- _Problem details_
Go through the records and give each one again exactly.

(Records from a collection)
▶

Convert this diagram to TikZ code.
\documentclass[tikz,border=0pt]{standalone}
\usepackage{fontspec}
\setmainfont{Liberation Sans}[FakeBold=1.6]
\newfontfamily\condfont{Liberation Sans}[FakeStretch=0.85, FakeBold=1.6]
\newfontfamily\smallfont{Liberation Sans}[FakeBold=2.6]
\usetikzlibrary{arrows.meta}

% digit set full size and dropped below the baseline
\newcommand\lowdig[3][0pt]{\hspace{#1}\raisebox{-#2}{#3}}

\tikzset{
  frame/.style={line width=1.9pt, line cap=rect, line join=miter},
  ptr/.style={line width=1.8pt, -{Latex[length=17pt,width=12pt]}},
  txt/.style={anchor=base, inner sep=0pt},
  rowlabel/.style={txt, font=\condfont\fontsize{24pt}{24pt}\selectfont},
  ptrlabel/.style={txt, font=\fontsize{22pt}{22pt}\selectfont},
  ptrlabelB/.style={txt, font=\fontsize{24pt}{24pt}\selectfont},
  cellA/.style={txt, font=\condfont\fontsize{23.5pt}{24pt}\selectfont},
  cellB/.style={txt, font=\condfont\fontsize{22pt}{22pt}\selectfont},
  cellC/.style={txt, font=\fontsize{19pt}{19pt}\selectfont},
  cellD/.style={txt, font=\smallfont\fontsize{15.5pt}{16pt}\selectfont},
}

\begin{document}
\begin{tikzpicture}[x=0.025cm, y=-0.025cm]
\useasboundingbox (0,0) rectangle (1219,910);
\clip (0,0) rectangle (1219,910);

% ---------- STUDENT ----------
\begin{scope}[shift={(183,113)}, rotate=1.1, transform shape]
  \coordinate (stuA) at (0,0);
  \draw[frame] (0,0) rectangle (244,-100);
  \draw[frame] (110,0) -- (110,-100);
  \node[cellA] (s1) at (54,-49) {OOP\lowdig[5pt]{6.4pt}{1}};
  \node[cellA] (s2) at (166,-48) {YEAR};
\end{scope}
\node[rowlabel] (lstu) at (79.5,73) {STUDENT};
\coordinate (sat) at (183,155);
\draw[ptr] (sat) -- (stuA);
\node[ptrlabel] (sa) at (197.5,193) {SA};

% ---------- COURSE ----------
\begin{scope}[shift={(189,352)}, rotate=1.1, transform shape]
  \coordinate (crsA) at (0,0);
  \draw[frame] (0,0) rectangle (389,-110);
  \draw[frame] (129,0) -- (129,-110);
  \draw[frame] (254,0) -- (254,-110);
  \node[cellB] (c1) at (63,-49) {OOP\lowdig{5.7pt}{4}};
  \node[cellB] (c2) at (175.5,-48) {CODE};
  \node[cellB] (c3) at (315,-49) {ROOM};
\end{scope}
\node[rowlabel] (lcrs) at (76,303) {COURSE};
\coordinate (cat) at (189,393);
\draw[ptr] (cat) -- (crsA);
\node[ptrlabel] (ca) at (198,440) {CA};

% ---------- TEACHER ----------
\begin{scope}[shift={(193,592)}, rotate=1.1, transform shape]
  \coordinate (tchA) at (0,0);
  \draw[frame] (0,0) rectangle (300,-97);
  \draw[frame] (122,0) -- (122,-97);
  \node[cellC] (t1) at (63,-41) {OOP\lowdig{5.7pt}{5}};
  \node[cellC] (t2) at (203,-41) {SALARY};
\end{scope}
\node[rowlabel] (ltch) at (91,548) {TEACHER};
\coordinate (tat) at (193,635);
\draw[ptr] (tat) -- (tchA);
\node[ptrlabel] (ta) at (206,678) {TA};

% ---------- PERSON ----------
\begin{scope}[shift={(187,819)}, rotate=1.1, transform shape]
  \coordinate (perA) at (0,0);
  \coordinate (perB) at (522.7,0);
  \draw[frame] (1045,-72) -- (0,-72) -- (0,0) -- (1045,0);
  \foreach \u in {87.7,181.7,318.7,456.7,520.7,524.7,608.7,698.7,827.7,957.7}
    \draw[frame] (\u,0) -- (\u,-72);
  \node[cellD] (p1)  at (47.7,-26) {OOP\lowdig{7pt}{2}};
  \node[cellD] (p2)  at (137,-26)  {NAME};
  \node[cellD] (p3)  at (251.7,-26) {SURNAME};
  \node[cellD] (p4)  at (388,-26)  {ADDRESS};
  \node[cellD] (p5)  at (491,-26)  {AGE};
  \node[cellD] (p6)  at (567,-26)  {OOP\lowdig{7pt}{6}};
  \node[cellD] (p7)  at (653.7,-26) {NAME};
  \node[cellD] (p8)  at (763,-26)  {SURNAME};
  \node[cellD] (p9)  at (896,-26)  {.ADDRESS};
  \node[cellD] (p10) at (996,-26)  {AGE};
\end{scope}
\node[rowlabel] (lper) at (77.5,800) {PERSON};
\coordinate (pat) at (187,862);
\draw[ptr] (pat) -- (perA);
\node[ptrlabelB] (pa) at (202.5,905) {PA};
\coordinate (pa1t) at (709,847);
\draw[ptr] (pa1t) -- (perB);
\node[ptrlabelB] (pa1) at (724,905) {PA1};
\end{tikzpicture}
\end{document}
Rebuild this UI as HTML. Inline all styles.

◀

- _Task solution_
Convert this diagram to TikZ code.
\documentclass[tikz,border=0pt]{standalone}
\usepackage{fontspec}
\setmainfont{Liberation Sans}[FakeBold=1.6]
\newfontfamily\condfont{Liberation Sans}[FakeStretch=0.85, FakeBold=1.6]
\newfontfamily\smallfont{Liberation Sans}[FakeBold=2.6]
\usetikzlibrary{arrows.meta}

% digit set full size and dropped below the baseline
\newcommand\lowdig[3][0pt]{\hspace{#1}\raisebox{-#2}{#3}}

\tikzset{
  frame/.style={line width=1.9pt, line cap=rect, line join=miter},
  ptr/.style={line width=1.8pt, -{Latex[length=17pt,width=12pt]}},
  txt/.style={anchor=base, inner sep=0pt},
  rowlabel/.style={txt, font=\condfont\fontsize{24pt}{24pt}\selectfont},
  ptrlabel/.style={txt, font=\fontsize{22pt}{22pt}\selectfont},
  ptrlabelB/.style={txt, font=\fontsize{24pt}{24pt}\selectfont},
  cellA/.style={txt, font=\condfont\fontsize{23.5pt}{24pt}\selectfont},
  cellB/.style={txt, font=\condfont\fontsize{22pt}{22pt}\selectfont},
  cellC/.style={txt, font=\fontsize{19pt}{19pt}\selectfont},
  cellD/.style={txt, font=\smallfont\fontsize{15.5pt}{16pt}\selectfont},
}

\begin{document}
\begin{tikzpicture}[x=0.025cm, y=-0.025cm]
\useasboundingbox (0,0) rectangle (1219,910);
\clip (0,0) rectangle (1219,910);

% ---------- STUDENT ----------
\begin{scope}[shift={(183,113)}, rotate=1.1, transform shape]
  \coordinate (stuA) at (0,0);
  \draw[frame] (0,0) rectangle (244,-100);
  \draw[frame] (110,0) -- (110,-100);
  \node[cellA] (s1) at (54,-49) {OOP\lowdig[5pt]{6.4pt}{1}};
  \node[cellA] (s2) at (166,-48) {YEAR};
\end{scope}
\node[rowlabel] (lstu) at (79.5,73) {STUDENT};
\coordinate (sat) at (183,155);
\draw[ptr] (sat) -- (stuA);
\node[ptrlabel] (sa) at (197.5,193) {SA};

% ---------- COURSE ----------
\begin{scope}[shift={(189,352)}, rotate=1.1, transform shape]
  \coordinate (crsA) at (0,0);
  \draw[frame] (0,0) rectangle (389,-110);
  \draw[frame] (129,0) -- (129,-110);
  \draw[frame] (254,0) -- (254,-110);
  \node[cellB] (c1) at (63,-49) {OOP\lowdig{5.7pt}{4}};
  \node[cellB] (c2) at (175.5,-48) {CODE};
  \node[cellB] (c3) at (315,-49) {ROOM};
\end{scope}
\node[rowlabel] (lcrs) at (76,303) {COURSE};
\coordinate (cat) at (189,393);
\draw[ptr] (cat) -- (crsA);
\node[ptrlabel] (ca) at (198,440) {CA};

% ---------- TEACHER ----------
\begin{scope}[shift={(193,592)}, rotate=1.1, transform shape]
  \coordinate (tchA) at (0,0);
  \draw[frame] (0,0) rectangle (300,-97);
  \draw[frame] (122,0) -- (122,-97);
  \node[cellC] (t1) at (63,-41) {OOP\lowdig{5.7pt}{5}};
  \node[cellC] (t2) at (203,-41) {SALARY};
\end{scope}
\node[rowlabel] (ltch) at (91,548) {TEACHER};
\coordinate (tat) at (193,635);
\draw[ptr] (tat) -- (tchA);
\node[ptrlabel] (ta) at (206,678) {TA};

% ---------- PERSON ----------
\begin{scope}[shift={(187,819)}, rotate=1.1, transform shape]
  \coordinate (perA) at (0,0);
  \coordinate (perB) at (522.7,0);
  \draw[frame] (1045,-72) -- (0,-72) -- (0,0) -- (1045,0);
  \foreach \u in {87.7,181.7,318.7,456.7,520.7,524.7,608.7,698.7,827.7,957.7}
    \draw[frame] (\u,0) -- (\u,-72);
  \node[cellD] (p1)  at (47.7,-26) {OOP\lowdig{7pt}{2}};
  \node[cellD] (p2)  at (137,-26)  {NAME};
  \node[cellD] (p3)  at (251.7,-26) {SURNAME};
  \node[cellD] (p4)  at (388,-26)  {ADDRESS};
  \node[cellD] (p5)  at (491,-26)  {AGE};
  \node[cellD] (p6)  at (567,-26)  {OOP\lowdig{7pt}{6}};
  \node[cellD] (p7)  at (653.7,-26) {NAME};
  \node[cellD] (p8)  at (763,-26)  {SURNAME};
  \node[cellD] (p9)  at (896,-26)  {.ADDRESS};
  \node[cellD] (p10) at (996,-26)  {AGE};
\end{scope}
\node[rowlabel] (lper) at (77.5,800) {PERSON};
\coordinate (pat) at (187,862);
\draw[ptr] (pat) -- (perA);
\node[ptrlabelB] (pa) at (202.5,905) {PA};
\coordinate (pa1t) at (709,847);
\draw[ptr] (pa1t) -- (perB);
\node[ptrlabelB] (pa1) at (724,905) {PA1};
\end{tikzpicture}
\end{document}
Rebuild this UI as HTML. Inline all styles.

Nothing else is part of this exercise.